The baseball bat choke has been used extensively by gi-specialist competitors at every level. Notable practitioners include Rafael Mendes (who used it as a primary turtle-top finish), Roger Gracie, Lucas Lepri, and various IBJJF Mundial finalists. The technique pairs particularly well against opponents who turtle to defend pass attempts — the turtle defense exposes the lapel for the baseball-bat grip.
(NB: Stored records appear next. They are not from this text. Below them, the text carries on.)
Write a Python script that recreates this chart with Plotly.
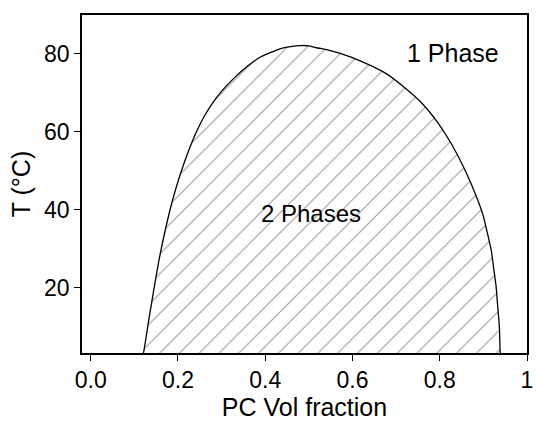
import plotly.graph_objects as go

# Binodal (phase boundary)
x_left = [0.120, 0.1215, 0.1341, 0.1533, 0.1668, 0.1866, 0.2046, 0.2218, 0.2398, 0.2586, 0.2773,
          0.2998, 0.3284, 0.3584, 0.3900, 0.4354, 0.458, 0.480]
t_left = [3.0, 3.6, 12.5, 25.2, 32.8, 42.1, 48.9, 54.4, 59.4, 63.7, 67.1,
          70.4, 73.8, 76.8, 79.3, 81.4, 81.9, 82.15]
x_right = [0.500, 0.5176, 0.545, 0.5701, 0.6229, 0.6754, 0.7205, 0.7581, 0.7955, 0.8269, 0.8584,
           0.8873, 0.8995, 0.9083, 0.918, 0.9234, 0.929, 0.9324, 0.9367, 0.9385, 0.939]
t_right = [82.1, 81.6, 81.0, 80.2, 78.0, 75.1, 71.3, 67.5, 62.4, 56.9, 50.1,
           42.5, 38.6, 34.5, 29.7, 25.2, 20.6, 15.9, 10.0, 3.6, 3.0]

x_ticks = [0.0, 0.2, 0.4, 0.6, 0.8, 1.0]
x_ticktext = ["0.0", "0.2", "0.4", "0.6", "0.8", "1"]
y_ticks = [20, 40, 60, 80]

labels = ["1 Phase", "2 Phases"]
label_x = [0.830, 0.504]
label_y = [80.2, 39.1]
label_size = [25, 24]

xs = x_left + x_right
ts = t_left + t_right

fig = go.Figure()
fig.add_trace(go.Scatter(
    x=xs + [xs[0]], y=ts + [ts[0]],
    mode="lines", line=dict(color="black", width=1.3, shape="spline", smoothing=0.5),
    fill="toself", fillcolor="white",
    fillpattern=dict(shape="/", fgcolor="#383838", bgcolor="white", size=14, solidity=0.08),
    showlegend=False, hoverinfo="skip",
))

for txt, lx, ly, fs in zip(labels, label_x, label_y, label_size):
    fig.add_annotation(x=lx, y=ly, text=txt, showarrow=False,
                       font=dict(size=fs, color="black"), bgcolor="rgba(0,0,0,0)")

font_family = "Liberation Sans, Arial, sans-serif"
fig.update_layout(
    width=539, height=423,
    margin=dict(l=82, r=6, t=15, b=67),
    paper_bgcolor="white", plot_bgcolor="white",
    font=dict(family=font_family, size=23, color="black"),
    showlegend=False,
)
fig.update_xaxes(
    range=[-0.02, 1.0], tickvals=x_ticks, ticktext=x_ticktext,
    ticks="outside", ticklen=6, tickwidth=1.3, tickcolor="black",
    showline=True, linecolor="black", linewidth=1.5, mirror=True,
    showgrid=False, zeroline=False,
    title=dict(text="PC Vol fraction", font=dict(size=25), standoff=6),
    tickfont=dict(size=23),
)
fig.update_yaxes(
    range=[3.3, 90], tickvals=y_ticks,
    ticks="outside", ticklen=6, tickwidth=1.3, tickcolor="black",
    showline=True, linecolor="black", linewidth=1.5, mirror=True,
    showgrid=False, zeroline=False,
    title=dict(text="T (°C)", font=dict(size=25), standoff=6),
    tickfont=dict(size=23),
)

fig.write_html("out.html")
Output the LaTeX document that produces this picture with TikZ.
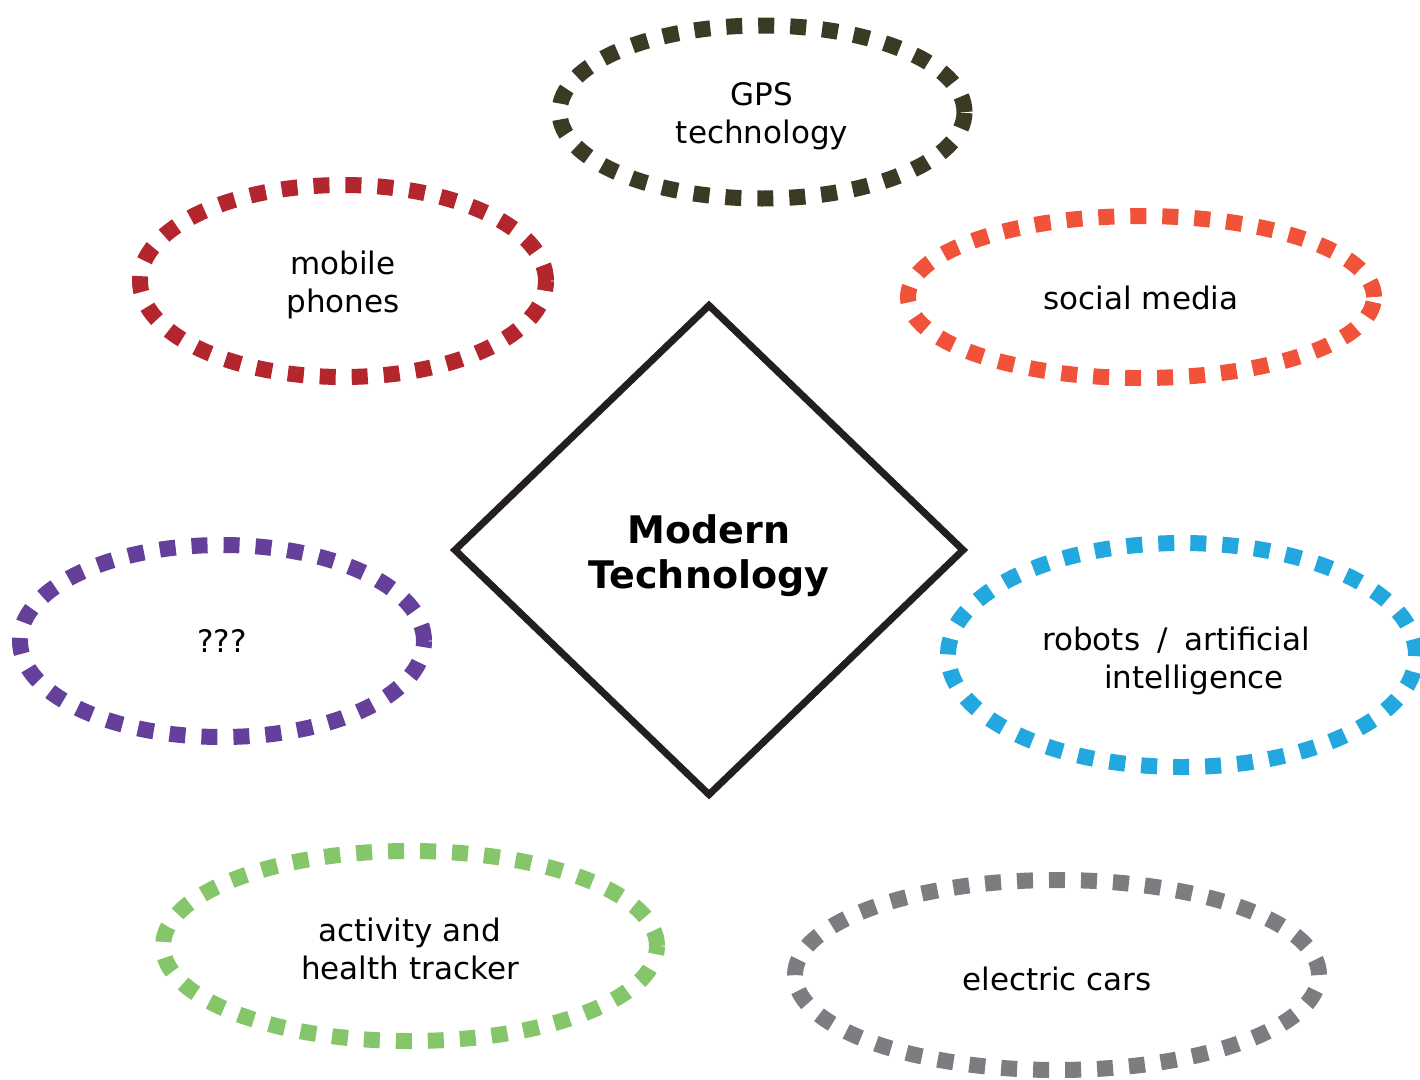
\documentclass[tikz,border=0pt]{standalone}
\usepackage{fontspec}
\setmainfont{DejaVu Sans}
\usetikzlibrary{shapes.geometric}
\definecolor{cgps}{HTML}{3B3A24}
\definecolor{cmob}{HTML}{B3262D}
\definecolor{csoc}{HTML}{F05339}
\definecolor{cunk}{HTML}{65409A}
\definecolor{crob}{HTML}{22A8DE}
\definecolor{cact}{HTML}{85C66B}
\definecolor{cele}{HTML}{7C7D81}
\definecolor{cdia}{HTML}{231F20}
\tikzset{
  bubble/.style={ellipse, draw=#1, line width=16pt, dash pattern=on 16pt off 16pt,
    line cap=butt, inner sep=0pt},
  txt/.style={inner sep=0pt, align=center, text=black,
    font=\fontsize{31}{38}\selectfont},
  hub/.style={diamond, draw=cdia, line width=7pt, inner sep=0pt, aspect=1.04,
    minimum width=511pt, minimum height=492pt},
  hubtxt/.style={inner sep=0pt, align=center, font=\fontsize{38}{45}\selectfont\bfseries},
}
\begin{document}
\begin{tikzpicture}[x=1pt,y=-1pt]
\useasboundingbox (0,0) rectangle (1420,1079);
\clip (0,0) rectangle (1420,1079);
\node[hub] (hub) at (709,550) {};
\node[hubtxt] (hubt) at (709,556) {Modern\\Technology};
\node[bubble=cgps, minimum width=405pt, minimum height=173pt] (gps) at (762,112) {};
\node[txt] (gpst) at (762,116) {GPS\\technology};
\node[bubble=cmob, minimum width=406pt, minimum height=192pt] (mob) at (343,281) {};
\node[txt] (mobt) at (343,285) {mobile\\phones};
\node[bubble=csoc, minimum width=466pt, minimum height=162pt] (soc) at (1141,297) {};
\node[txt] (soct) at (1141,298) {social media};
\node[bubble=cunk, minimum width=404pt, minimum height=192pt] (unk) at (222,641) {};
\node[txt] (unkt) at (222,641) {???};
\node[bubble=crob, minimum width=468pt, minimum height=224pt] (rob) at (1182,655) {};
\node[txt] (robt) at (1182,660.5) {robots\hspace{17pt}/\hspace{17pt}artificial\hspace*{12pt}\\\hspace*{24pt}intelligence};
\node[bubble=cact, minimum width=494pt, minimum height=190pt] (act) at (410,946) {};
\node[txt] (actt) at (410,948.5) {activity and\\health tracker};
\node[bubble=cele, minimum width=524pt, minimum height=190pt] (ele) at (1057,975) {};
\node[txt] (elet) at (1057,979) {electric cars};
\end{tikzpicture}
\end{document}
Defensively the choke is escaped by maintaining lapel control to prevent the grip lockup, by rolling away from the choke before the grip consolidates, or by stripping one of the gripping hands before the pressure builds.

KEY POINTS

  • 01Position above or behind the opponent (turtle, side control, mount).
  • 02Grip the opponent's same lapel with both hands.
  • 03High hand: palm down at the high collar, wrist facing your body.
  • 04Low hand: palm up at the lower lapel, wrist facing away.
  • 05Pull hands in opposite directions while pressing with body weight.

COMMON MISTAKES

  • Setting both hands in the same wrist orientation (defeats the lapel tightening).
  • Pulling without simultaneously pressing body weight.
  • Releasing position to set up the grip — establish position first.
  • Gripping different lapels — must be the same lapel for the choke geometry.
  • Failing to commit fully to the pull once the grips are set.

TRAINING DRILLS

  • Grip-setup drill from turtle-top position.
  • Slow baseball bat choke reps with cooperative partner (50 each side).
  • Choke against progressive resistance.
  • Turtle-top-to-baseball-bat chain drill.
  • Live rolling with baseball bat as primary submission target.